Getting to Zero Coalition calls for a CO2 price of $200/tonne to decarbonize shipping
22 January 2022
The Getting to Zero Coalition has released a new report titled “Closing the Gap“, which proposes policy measures that could close the competitiveness gap between fossil fuels and zero-emission alternatives in shipping. To make future ‘green’ fuels cost-competitive with conventional marine fuels, the report calls for a carbon price of about $200 per tonne of CO2, suggesting that transition to low carbon fuels would involve a significant economic cost for the shipping industry.
The report has been prepared by UMAS and UCL for the Getting to Zero Coalition—a partnership between the Global Maritime Forum, Friends of Ocean Action, and the World Economic Forum.
For international shipping to decarbonize, zero-emission fuels would have to become the dominant fuel source by the 2040s, according to the report. Therefore, there is an urgent need for the development of policies that can close the competitiveness gap with conventional HFO and VLSFO. “The report shows that the introduction of a relatively low carbon price in the 2020s that is gradually increased to around $200 will make it possible to fully decarbonize shipping and create an industry that is powered solely by net-zero energy sources by 2050,” said Kasper Søgaard, Managing Director of Global Maritime Forum. “This level of carbon price is in line what is estimated by for instance the IEA to be needed across all industries achieve the Paris Agreement goals, indicating that shipping is not a unique case.”
The report estimates the carbon price required under full decarbonization by 2050 or 50% decarbonization by 2050 and finds that there is no big difference in average price level between the two scenarios. An average carbon price of just under $200 is required for shipping’s full decarbonization, whereas under the 50% reduction scenario it is around 10% lower.

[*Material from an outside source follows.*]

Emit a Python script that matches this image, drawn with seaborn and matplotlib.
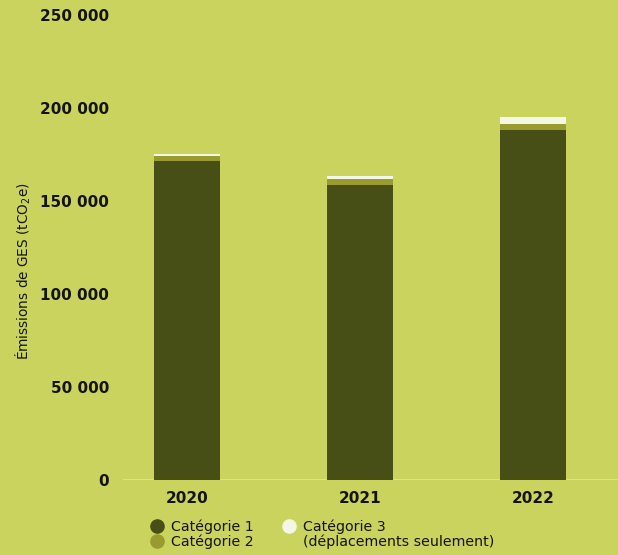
import numpy as np
import pandas as pd
import matplotlib
matplotlib.use("Agg")
import matplotlib.pyplot as plt
from matplotlib.lines import Line2D
import seaborn as sns

years = ["2020", "2021", "2022"]
cat1 = [171700, 158400, 188000]
cat2 = [2700, 3600, 3200]
cat3 = [700, 1200, 3800]
yticks = [0, 50000, 100000, 150000, 200000, 250000]
ytick_labels = ["0", "50 000", "100 000", "150 000", "200 000", "250 000"]
legend_labels = ["Catégorie 1", "Catégorie 2", "Catégorie 3", "(déplacements seulement)"]

bg = "#c9d35d"
c1 = "#484f16"
c2 = "#9a9b2e"
c3 = "#f4f7e6"
ink = "#141414"

sns.set_style("white")
plt.rcParams["font.family"] = ["DejaVu Sans"]

df = pd.DataFrame({"year": years, "c1": cat1, "c2": cat2, "c3": cat3})
df["s12"] = df["c1"] + df["c2"]
df["s123"] = df["s12"] + df["c3"]

fig = plt.figure(figsize=(6.18, 5.55), dpi=100, facecolor=bg)
ax = fig.add_axes([123 / 618, 75 / 555, 1 - 123 / 618, 465 / 555])
ax.set_facecolor(bg)

# stacked bars: draw cumulative totals from top layer down
for col, color in [("s123", c3), ("s12", c2), ("c1", c1)]:
    sns.barplot(data=df, x="year", y=col, color=color, width=0.38,
                saturation=1, ax=ax, linewidth=0)

ax.axhline(0, color="#dfe3c2", lw=1.8, zorder=0.5)
ax.set_xlim(-0.37, 2.49)
ax.set_ylim(0, 250000)
ax.set_yticks(yticks)
ax.set_yticklabels(ytick_labels, fontsize=11, fontweight="bold", color=ink)
ax.set_xticks(range(len(years)))
ax.set_xticklabels(years, fontsize=11, fontweight="bold", color=ink)
ax.tick_params(axis="y", length=0, pad=10)
ax.tick_params(axis="x", length=0, pad=8)
ax.set_xlabel("")
ax.set_ylabel("")
for s in ax.spines.values():
    s.set_visible(False)

fig.text(23 / 618, 1 - 271 / 555, "Émissions de GES (tCO$_2$e)", rotation=90,
         ha="center", va="center", fontsize=9.8, color=ink)

def dot(c):
    return Line2D([], [], marker="o", linestyle="", markersize=9.5,
                  markerfacecolor=c, markeredgecolor=c)

blank = Line2D([], [], linestyle="", marker="")
common = dict(loc="upper left", frameon=False, fontsize=10.2, handlelength=0.85,
              handletextpad=0.55, labelspacing=0.08, borderpad=0,
              borderaxespad=0, labelcolor=ink)
leg1 = fig.legend([dot(c1), dot(c2)], legend_labels[:2],
                  bbox_to_anchor=(151 / 618, 1 - 519 / 555), **common)
leg2 = fig.legend([dot(c3), blank], legend_labels[2:],
                  bbox_to_anchor=(283 / 618, 1 - 519 / 555), **common)

fig.savefig("out.png", dpi=100, facecolor=bg)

The models start with a carbon price of about $11 per tonne in 2025, rising to $100 per tonne in the 2030s, and up substantially thereafter.

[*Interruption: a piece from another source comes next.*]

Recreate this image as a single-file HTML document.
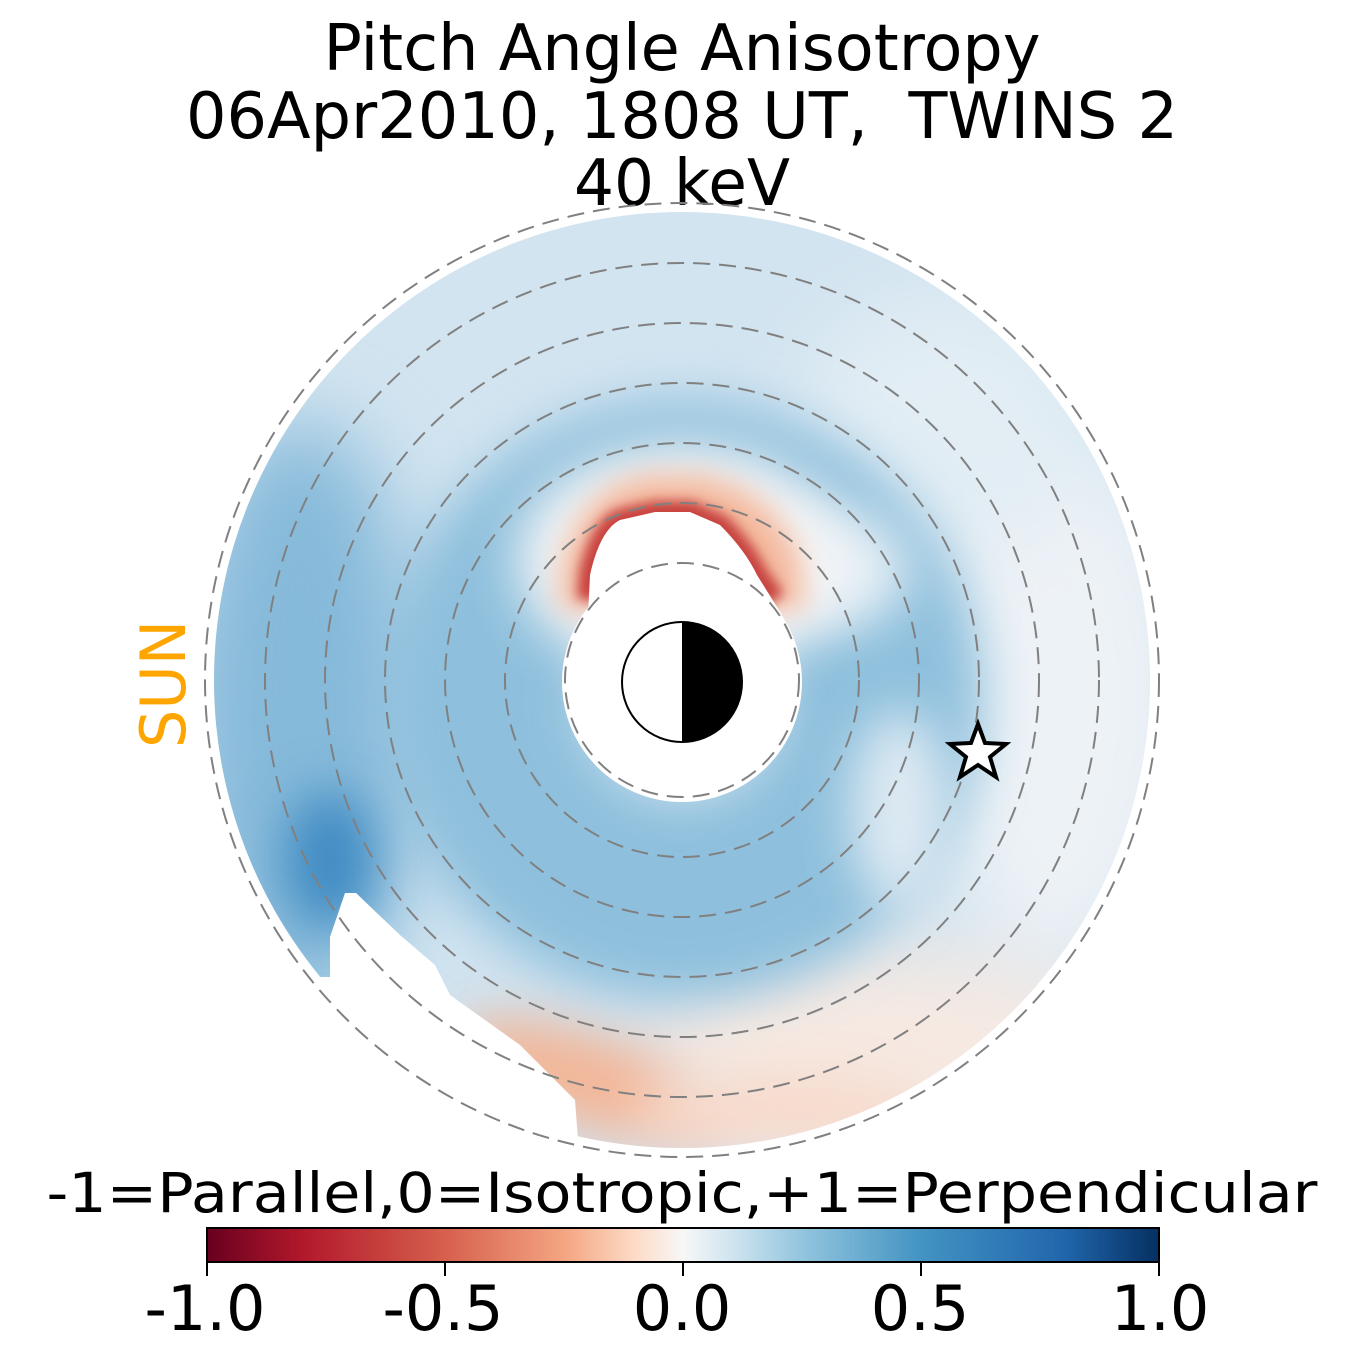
<!DOCTYPE html>
<html><head><style>
html,body{margin:0;padding:0;background:#fff;}
svg{display:block;}
text{font-family:"DejaVu Sans","Liberation Sans",sans-serif;}
</style></head><body>
<svg width="1365" height="1365" viewBox="0 0 1365 1365" xmlns="http://www.w3.org/2000/svg">
<defs>
<filter id="b40" x="-50%" y="-50%" width="200%" height="200%"><feGaussianBlur stdDeviation="40"/></filter>
<filter id="b25" x="-50%" y="-50%" width="200%" height="200%"><feGaussianBlur stdDeviation="25"/></filter>
<filter id="b15" x="-50%" y="-50%" width="200%" height="200%"><feGaussianBlur stdDeviation="14"/></filter>
<filter id="b6" x="-50%" y="-50%" width="200%" height="200%"><feGaussianBlur stdDeviation="6"/></filter>
<clipPath id="disk"><circle cx="682" cy="680" r="468"/></clipPath>
<linearGradient id="cb" x1="0" x2="1" y1="0" y2="0">
<stop offset="0" stop-color="#67001f"/><stop offset="0.1" stop-color="#b2182b"/>
<stop offset="0.25" stop-color="#d6604d"/><stop offset="0.375" stop-color="#f4a582"/>
<stop offset="0.45" stop-color="#fddbc7"/><stop offset="0.5" stop-color="#f7f7f7"/>
<stop offset="0.55" stop-color="#d1e5f0"/><stop offset="0.625" stop-color="#92c5de"/>
<stop offset="0.75" stop-color="#4393c3"/><stop offset="0.9" stop-color="#2166ac"/>
<stop offset="1" stop-color="#053061"/></linearGradient>
</defs>
<text x="682" y="70" font-size="64" text-anchor="middle" textLength="717" lengthAdjust="spacingAndGlyphs">Pitch Angle Anisotropy</text>
<text x="682" y="138" font-size="64" text-anchor="middle" textLength="992" lengthAdjust="spacingAndGlyphs" xml:space="preserve">06Apr2010, 1808 UT,  TWINS 2</text>
<text x="682" y="205" font-size="64" text-anchor="middle" textLength="216" lengthAdjust="spacingAndGlyphs">40 keV</text>
<g clip-path="url(#disk)">
<rect x="200" y="200" width="970" height="970" fill="#d2e4f0"/>
<g filter="url(#b40)">
<ellipse cx="300" cy="720" rx="120" ry="300" fill="#86bada"/>
<ellipse cx="1060" cy="700" rx="130" ry="260" fill="#edf2f6"/>
<ellipse cx="950" cy="420" rx="150" ry="130" fill="#e2edf4"/>
<ellipse cx="880" cy="1050" rx="240" ry="100" fill="#f6e9e2"/>
</g>
<circle cx="682" cy="700" r="200" fill="none" stroke="#8ec0dd" stroke-width="200" filter="url(#b25)"/>
<g filter="url(#b25)">
<ellipse cx="830" cy="570" rx="80" ry="60" fill="#e4eef5"/>
<ellipse cx="900" cy="810" rx="50" ry="100" fill="#dde9f2"/>
<ellipse cx="330" cy="860" rx="45" ry="70" fill="#3f8bc3"/>
<ellipse cx="600" cy="1085" rx="150" ry="45" fill="#f3b596" transform="rotate(20 600 1085)"/>
<ellipse cx="780" cy="1110" rx="150" ry="35" fill="#f8dacb"/>
</g>
<ellipse cx="682" cy="560" rx="165" ry="115" fill="#f4f5f6" filter="url(#b25)"/>
<path d="M560 610 L562 560 Q585 485 650 475 L700 475 Q775 490 800 560 L805 610 Z" fill="#f4b99e" filter="url(#b15)"/>
<path d="M588 600 L590 575 Q600 530 620 520 L655 512 L690 512 L720 525 Q745 550 757 575 L775 600" fill="none" stroke="#c7403d" stroke-width="22" filter="url(#b6)"/>
</g>
<circle cx="682" cy="682" r="120" fill="#fff"/>
<path d="M588 615 L590 575 Q600 530 620 520 L655 512 L690 512 L720 525 Q745 550 757 575 L782 615 Z" fill="#fff"/>
<path d="M330 977 L330 937 L345 893 L356 893 L400 935 L435 965 L450 995 L520 1045 L575 1100 L578 1140 L640 1152 L640 1365 L0 1365 L0 977 Z" fill="#fff"/>
<g fill="none" stroke="#808080" stroke-width="2" stroke-dasharray="17,9">
<circle cx="682" cy="680" r="117"/><circle cx="682" cy="680" r="177"/>
<circle cx="682" cy="680" r="237"/><circle cx="682" cy="680" r="297"/>
<circle cx="682" cy="680" r="357"/><circle cx="682" cy="680" r="417"/>
<circle cx="682" cy="680" r="477"/>
</g>
<circle cx="682" cy="682" r="60" fill="#fff" stroke="#000" stroke-width="2"/>
<path d="M682 622 A60 60 0 0 1 682 742 Z" fill="#000"/>
<polygon points="978,724 985,743 1006,744 990,757 996,777 978,765 960,777 966,757 950,744 971,743" fill="#fff" stroke="#000" stroke-width="4"/>
<text x="0" y="0" font-size="62" fill="#ffa500" text-anchor="middle" textLength="128" lengthAdjust="spacingAndGlyphs" transform="translate(185 684) rotate(-90)">SUN</text>
<text x="682" y="1212" font-size="55" text-anchor="middle" textLength="1271" lengthAdjust="spacingAndGlyphs">-1=Parallel,0=Isotropic,+1=Perpendicular</text>
<rect x="207" y="1228" width="952" height="34" fill="url(#cb)" stroke="#000" stroke-width="2"/>
<g stroke="#000" stroke-width="2">
<line x1="207" y1="1262" x2="207" y2="1276"/><line x1="445" y1="1262" x2="445" y2="1276"/>
<line x1="683" y1="1262" x2="683" y2="1276"/><line x1="921" y1="1262" x2="921" y2="1276"/>
<line x1="1159" y1="1262" x2="1159" y2="1276"/>
</g>
<g font-size="62" text-anchor="middle">
<text x="205" y="1330">-1.0</text><text x="443" y="1330">-0.5</text>
<text x="682" y="1330">0.0</text><text x="920" y="1330">0.5</text><text x="1160" y="1330">1.0</text>
</g>
</svg>
</body></html>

If 100% of the proceeds from the carbon fees were used to subsidize the price of zero-carbon fuels, it would be possible to reach full decarbonization with a carbon price peaking at $180 per tonne in 2050. As 3.1 tonnes of CO2 are emitted for every tonne of bunker fuel, this fee would translate to a peak charge of about $560 per tonne of bunkers in 2050—a tax of roughly 100% based on current HFO pricing, estimates The Maritime Executive.

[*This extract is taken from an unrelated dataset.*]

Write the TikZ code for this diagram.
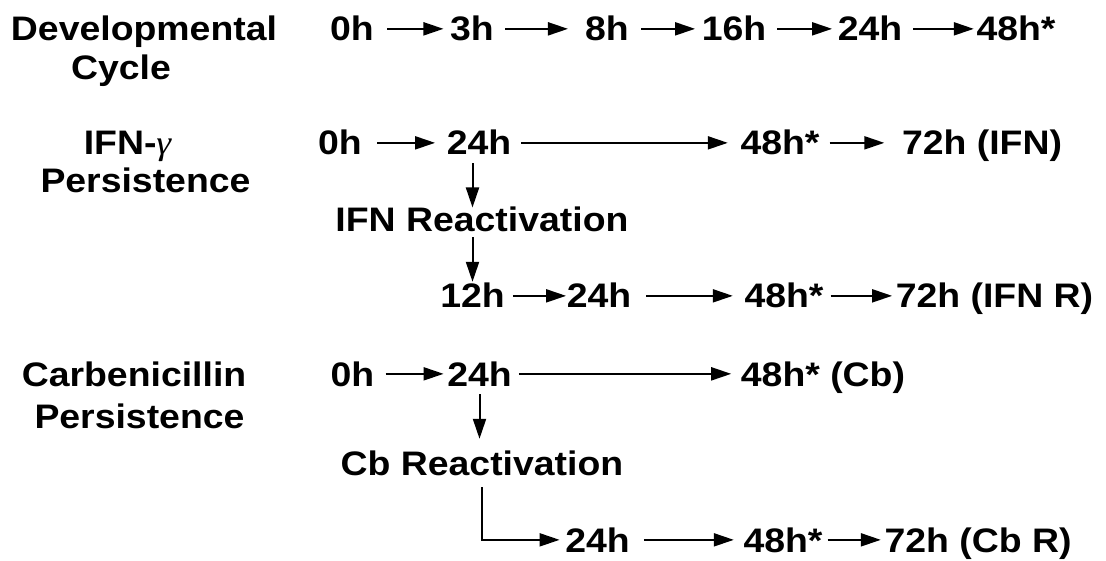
\documentclass[tikz,border=0pt]{standalone}
\usepackage{fontspec}
\newfontfamily\labfont{Liberation Sans Bold}[FakeStretch=1.1]
\newfontfamily\gfont{Liberation Serif Italic}[FakeStretch=1.1]
\usetikzlibrary{arrows.meta}
\begin{document}
\begin{tikzpicture}[x=1pt,y=-1pt,
  lab/.style={font=\labfont\fontsize{34}{40}\selectfont, inner sep=0pt,
              text height=24.3pt, text depth=0pt, anchor=base},
  arr/.style={line width=2pt, -{Triangle[length=20pt,width=13pt]}}]
\useasboundingbox[fill=white] (0,0) rectangle (1106,561);
% row 1
\node[lab] (dev) at (144,41) {Developmental};
\node[lab] (cyc) at (121,80) {Cycle};
\node[lab] (t0)  at (352,41) {0h};
\node[lab] (t3)  at (472,41) {3h};
\node[lab] (t8)  at (607,41) {8h};
\node[lab] (t16) at (734,41) {16h};
\node[lab] (t24) at (870,41) {24h};
\node[lab] (t48) at (1016,41) {48h*};
% row 2
\node[lab] (ifn)   at (127.5,155) {IFN-{\gfont γ}};
\node[lab] (pers1) at (145.5,193) {Persistence};
\node[lab] (a0)  at (340,155) {0h};
\node[lab] (a24) at (479,155) {24h};
\node[lab] (a48) at (780,155) {48h*};
\node[lab] (a72) at (982,155) {72h (IFN)};
\node[lab] (reac1) at (482,232) {IFN Reactivation};
% row 3
\node[lab] (b12) at (472.5,308) {12h};
\node[lab] (b24) at (599,308) {24h};
\node[lab] (b48) at (784,308) {48h*};
\node[lab] (b72) at (994.5,308) {72h (IFN R)};
% row 4
\node[lab] (carb)  at (134,386) {Carbenicillin};
\node[lab] (pers2) at (139.5,428) {Persistence};
\node[lab] (c0)  at (352.5,386) {0h};
\node[lab] (c24) at (479.5,386) {24h};
\node[lab] (c48) at (823,386) {48h* (Cb)};
\node[lab] (reac2) at (482,475) {Cb Reactivation};
% row 5
\node[lab] (d24) at (597.5,552) {24h};
\node[lab] (d48) at (783,552) {48h*};
\node[lab] (d72) at (978,552) {72h (Cb R)};
% arrows row 1
\draw[arr, shorten <=13pt, shorten >=6.5pt] (t0.east) -- (t3.west);
\draw[arr, shorten <=11pt, shorten >=17pt] (t3.east) -- (t8.west);
\draw[arr, shorten <=12pt, shorten >=6.5pt] (t8.east) -- (t16.west);
\draw[arr, shorten <=11pt, shorten >=5.5pt] (t16.east) -- (t24.west);
\draw[arr, shorten <=11pt, shorten >=2.5pt] (t24.east) -- (t48.west);
% row 2
\draw[arr, shorten <=15pt, shorten >=11.5pt] (a0.east) -- (a24.west);
\draw[arr, shorten <=10pt, shorten >=12.5pt] (a24.east) -- (a48.west);
\draw[arr, shorten <=10pt, shorten >=17.5pt] (a48.east) -- (a72.west);
\draw[arr, shorten <=8pt, shorten >=0pt] (a24.south -| b12.center) -- (reac1.north -| b12.center);
\draw[arr, shorten <=5pt, shorten >=1.7pt] (reac1.south -| b12.center) -- (b12.north);
% row 3
\draw[arr, shorten <=8pt, shorten >=0.5pt] (b12.east) -- (b24.west);
\draw[arr, shorten <=15pt, shorten >=11.5pt] (b24.east) -- (b48.west);
\draw[arr, shorten <=7pt, shorten >=3.5pt] (b48.east) -- (b72.west);
% row 4
\draw[arr, shorten <=11pt, shorten >=3.5pt] (c0.east) -- (c24.west);
\draw[arr, shorten <=7pt, shorten >=9.5pt] (c24.east) -- (c48.west);
\draw[arr, shorten <=8pt, shorten >=11.7pt] (c24.south) -- (reac2.north -| c24.south);
\draw[arr, shorten <=12pt, shorten >=5.5pt] (reac2.south) |- (d24.west);
% row 5
\draw[arr, shorten <=14pt, shorten >=9.5pt] (d24.east) -- (d48.west);
\draw[arr, shorten <=5pt, shorten >=3.5pt] (d48.east) -- (d72.west);
\end{tikzpicture}
\end{document}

According to the report, there are multiple potential policy options for closing the competitiveness gap. A policy package could consist of a global market-based measure which collects revenue which is then used fairly to support the transition, and a direct command-and-control measure to send an unequivocal signal to the market that a fuel transition will take place.
The economic instruments considered in the report include emission taxes and levies, feebates, emission trading systems, and subsidies. The report is not clear as to who could implement such fiscal and financial measures. Today’s global maritime bodies such as the UN International Maritime Organization (IMO) who sets international marine emission regulations do not have taxation powers.
While national and regional action are important and have a role in the transition, the work on a global package of policies to close the gap will be key, according to authors of the report. “This year will be critical for decisions on climate policy in the IMO. Our report shows that there is no single perfect policy and that a successful transition will likely hinge on developing and deploying a mix of policies which can address different aspects of the transition. The imposition of market-based measures on the shipping industry is relatively uncharted, so the sooner policy-makers can surmount this challenge together, the better for the transition, the industry, and the environment,” said Alison Shaw of UCL.